Abstract: Generative AI-based technologies such as Alexa, Amazon Q, Claude v3, GPT-4o, and Gemini v1.5, are revolutionizing how we interact with machines through advances in LLMs and Foundation Models. These AI systems, trained on massive amounts of text data, can now hold conversations, translate languages, write creatively, and answer questions in a natural way. Initially, such interactions were text-based, but increasingly, these systems are offering spoken language interfaces. Text, though powerful and natural, lacks the nuance and ease of spoken language, which has the power to move us deeply, conveying unspoken thoughts, desires, and passions. It is the very essence of human interaction, from everyday conversations to artistic expression. When combined with other modalities, spoken language offers an unparalleled medium for communication and creativity. A machine capable of replicating this is the holy grail of human-machine communication. By unlocking the full expressive power of spoken language, LLMs are fundamentally transforming how we interact with machines. Virtual assistants such as Alexa have pioneered natural spoken language interactions with machines since 2014. Such systems showcase direct interaction with the real world, grounding knowledge in reality, and taking actions (e.g., manage shopping lists, control smart home appliances, etc.), but remain limited in the complexity of human-machine discourse they can support. The advent of LLMs has broken through that “glass ceiling”, promising truly human-like discourse.

This talk will explore the history of speech generation, its transformation from a niche field to an everyday technology. We’ll delve into the groundbreaking impact of neural speech generation in 2016, which revolutionized what was thought possible just two years prior, and show how LLMs are poised to offer equally astonishing breakthroughs. The talk concludes by offering a glimpse into the exciting future of human-machine interaction powered by spoken language.

Bio: Andrew Breen has a B.Sc.

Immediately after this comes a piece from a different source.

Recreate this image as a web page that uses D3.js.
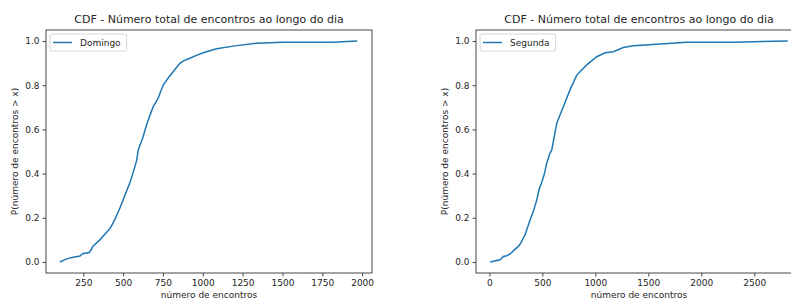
<!DOCTYPE html>
<html>
<head>
<meta charset="utf-8">
<script src="https://cdn.jsdelivr.net/npm/d3@7"></script>
<style>
body { margin: 0; background: #fff; }
text { font-family: "DejaVu Sans", sans-serif; fill: #262626; }
</style>
</head>
<body>
<svg id="svg1" width="791" height="300"></svg>
<script>
var svg1 = d3.select('#svg1');

var titleText = 'CDF - Número total de encontros ao longo do dia';
var xLabelText = 'número de encontros';
var yLabelText = 'P(número de encontros > x)';

// domingo (sunday)
var domingoX = [103, 145, 187, 229, 246, 287, 300, 309, 354, 385, 417, 450, 480, 510, 543, 565, 585, 595,
                626, 647, 669, 689, 720, 735, 752, 785, 814, 856, 880, 919, 960, 1003, 1087, 1191, 1337, 1504, 1818, 1969];
var domingoY = [0.0, 0.014, 0.021, 0.027, 0.037, 0.043, 0.055, 0.07, 0.10, 0.125, 0.15, 0.195, 0.244, 0.30, 0.36, 0.41, 0.46, 0.507,
                0.568, 0.62, 0.665, 0.703, 0.741, 0.77, 0.801, 0.835, 0.861, 0.899, 0.91, 0.922, 0.935, 0.947, 0.965, 0.977, 0.99, 0.994, 0.995, 1.0];

// segunda (monday)
var segundaX = [7, 101, 132, 164, 195, 226, 260, 290, 337, 384, 415, 447, 470, 494, 520, 541, 573, 589,
                636, 698, 761, 825, 919, 1013, 1092, 1170, 1264, 1358, 1579, 1862, 2302, 2815];
var segundaY = [0.0, 0.010, 0.025, 0.028, 0.036, 0.05, 0.065, 0.08, 0.123, 0.19, 0.23, 0.28, 0.33, 0.36, 0.40, 0.447, 0.493, 0.507,
                0.628, 0.703, 0.779, 0.846, 0.892, 0.929, 0.947, 0.952, 0.971, 0.979, 0.986, 0.994, 0.995, 1.0];

var xTicksLeft = [250, 500, 750, 1000, 1250, 1500, 1750, 2000];
var xTicksRight = [0, 500, 1000, 1500, 2000, 2500];
var yTicks = [0.0, 0.2, 0.4, 0.6, 0.8, 1.0];

function drawPanel(left, xs, ys, xDomain, xTicks, legendLabel) {
    var top = 30, h = 243, w = 326;
    var g = svg1.append('g').attr('transform', 'translate(' + left + ',' + top + ')');

    var xScale = d3.scaleLinear().domain(xDomain).range([0, w]);
    var yScale = d3.scaleLinear().domain([-0.05, 1.05]).range([h, 0]);

    var pts = xs.map(function(d, i) { return [d, ys[i]]; });
    var line = d3.line()
        .x(function(d) { return xScale(d[0]); })
        .y(function(d) { return yScale(d[1]); });

    g.append('path')
        .datum(pts)
        .attr('d', line)
        .attr('fill', 'none')
        .attr('stroke', '#1f77b4')
        .attr('stroke-width', 1.5);

    // frame
    g.append('rect')
        .attr('x', 0).attr('y', 0).attr('width', w).attr('height', h)
        .attr('fill', 'none').attr('stroke', '#333').attr('stroke-width', 0.9);

    var xAxis = g.append('g')
        .attr('transform', 'translate(0,' + h + ')')
        .call(d3.axisBottom(xScale).tickValues(xTicks).tickSize(3.5).tickPadding(3).tickFormat(d3.format('d')));
    var yAxis = g.append('g')
        .call(d3.axisLeft(yScale).tickValues(yTicks).tickSize(3.5).tickPadding(3).tickFormat(d3.format('.1f')));
    [xAxis, yAxis].forEach(function(a) {
        a.select('.domain').remove();
        a.selectAll('line').attr('stroke', '#333').attr('stroke-width', 0.9);
        a.selectAll('text').style('font-size', '9px').attr('fill', '#262626');
    });

    g.append('text')
        .attr('x', w / 2).attr('y', -7)
        .attr('text-anchor', 'middle')
        .style('font-size', '11px')
        .text(titleText);

    g.append('text')
        .attr('x', w / 2).attr('y', h + 24.5)
        .attr('text-anchor', 'middle')
        .style('font-size', '9px')
        .text(xLabelText);

    g.append('text')
        .attr('transform', 'translate(-28,' + (h / 2) + ') rotate(-90)')
        .attr('text-anchor', 'middle')
        .style('font-size', '9px')
        .text(yLabelText);

    // legend
    var lg = g.append('g').attr('transform', 'translate(4,4)');
    var lt = lg.append('text')
        .attr('x', 30).attr('y', 11.5)
        .style('font-size', '9px')
        .text(legendLabel);
    var tw = lt.node().getComputedTextLength();
    lg.insert('rect', 'text')
        .attr('x', 0).attr('y', 0).attr('width', 30 + tw + 6).attr('height', 17)
        .attr('rx', 2)
        .attr('fill', '#fff').attr('fill-opacity', 0.8)
        .attr('stroke', '#ccc').attr('stroke-width', 0.8);
    lg.append('line')
        .attr('x1', 3).attr('x2', 22).attr('y1', 8.5).attr('y2', 8.5)
        .attr('stroke', '#1f77b4').attr('stroke-width', 1.5);
}

drawPanel(46, domingoX, domingoY, [16, 2062], xTicksLeft, 'Domingo');
drawPanel(476, segundaX, segundaY, [-126, 2950], xTicksRight, 'Segunda');
</script>
</body>
</html>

Hons, in Physics with Computing Physics from University College Swansea, an M.Sc. (Eng.) by research from Liverpool University, and a Ph.D. in Speech Science from University College London. He is a long standing member of the Institution of Engineering and Technology (MIET). He was awarded the IEE J. Langham Thomson premium in 1993, and has received business awards from BT, MCI and Nuance. Andrew has been an industrial representative on two European funded projects. He was a founder of SSW (Speech Synthesis Workshop), and has been on the organising committee for InterSpeech. Andrew worked for a number of years at BT Labs., initially on Automatic Speech Recognition (ASR), and then lead teams on Text-To-Speech (TTS), Avatars and multi-modal distributed systems. While at BT he invented the Laureate TTS system. In 1999 he joined the University of East Anglia as a Sr. Lecturer, but two years later join Nuance as founder of their TTS organisation. After Nuance’s acquisition by ScanSoft, he took on a number of roles, including head of TTS research and languages, Head of TTS research and product, Director of embedded TTS for automotive, and Director of TTS Research and Product Development in India and China. He has extensive experience of managing remote teams, having lead teams across the US, Europe, India and China. In 2017 he joined Amazon as head of TTS research, managing the team which produced Amazon’s first Neural TTS system. He is currently research director of speech and audio generation in Amazon’s AGI organisation.